Muitos usuários também prefeririam uma versão do Twitter que seja 99% livre de nazistas. Ao oferecer essa opção aos anunciantes, mas não se importar com os potenciais clientes que eles estão tentando alcançar, a empresa de Musk está chamando a atenção para o fato de uma maneira que não beneficia ninguém.

A defesa de Musk de “absolutismo da liberdade de expressão” não o ajuda aqui também; sua reputação nesse aspecto está em frangalhos, dada a quantidade de liberdade de expressão que Musk sufocou no último ano. Em resumo: Musk baniu jornalistas, declarou que a palavra “cisgênero” é um insulto proibido, apagou insensivelmente os tweets de usuários falecidos apesar dos protestos de seus entes queridos, censurou links para o Substack, aparentemente removeu uma Nota da Comunidade que o fact-checkava, processou uma organização que rastreia discurso de ódio em sua plataforma e aprovou quase todos os pedidos de censura de governos autoritários ao redor do mundo.

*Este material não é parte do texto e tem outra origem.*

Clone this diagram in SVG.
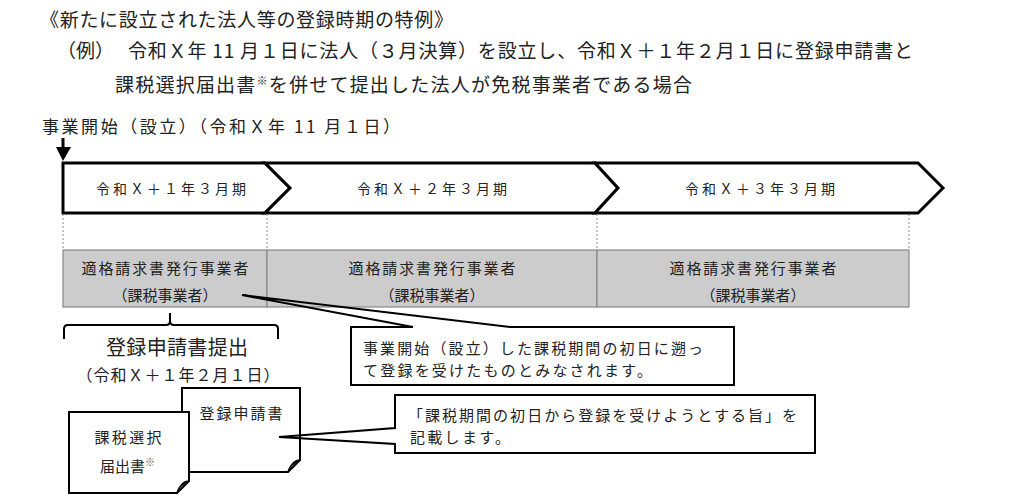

Enquanto isso, após demitir sua equipe de moderação de conteúdo, Musk está falhando até mesmo no único país onde ele é legalmente obrigado a remover propaganda nazista: a Alemanha.

Ele já está enfrentando um desafio legal de um grupo de direitos humanos alemão que afirma que várias solicitações para remover tweets que negam o Holocausto foram ignoradas, e uma multa de 50 milhões de euros do departamento de justiça do país.

Tudo isso sugere que a fonte de ódio no Twitter/X só vai fluir com mais liberdade, à medida que extremistas intolerantes se tornam cada vez mais ousados sob a proteção tácita de Musk. A empresa quer que os anunciantes acreditem que uma versão mais gentil e amigável do X (um nome de marca duvidoso, se é que existe um) é possível para seus propósitos, desde que eles paguem por um pouco de filtragem. Mas aqui está a questão sobre usar óculos cor-de-rosa: eles não fazem nada para proteger você do fedor de um esgoto.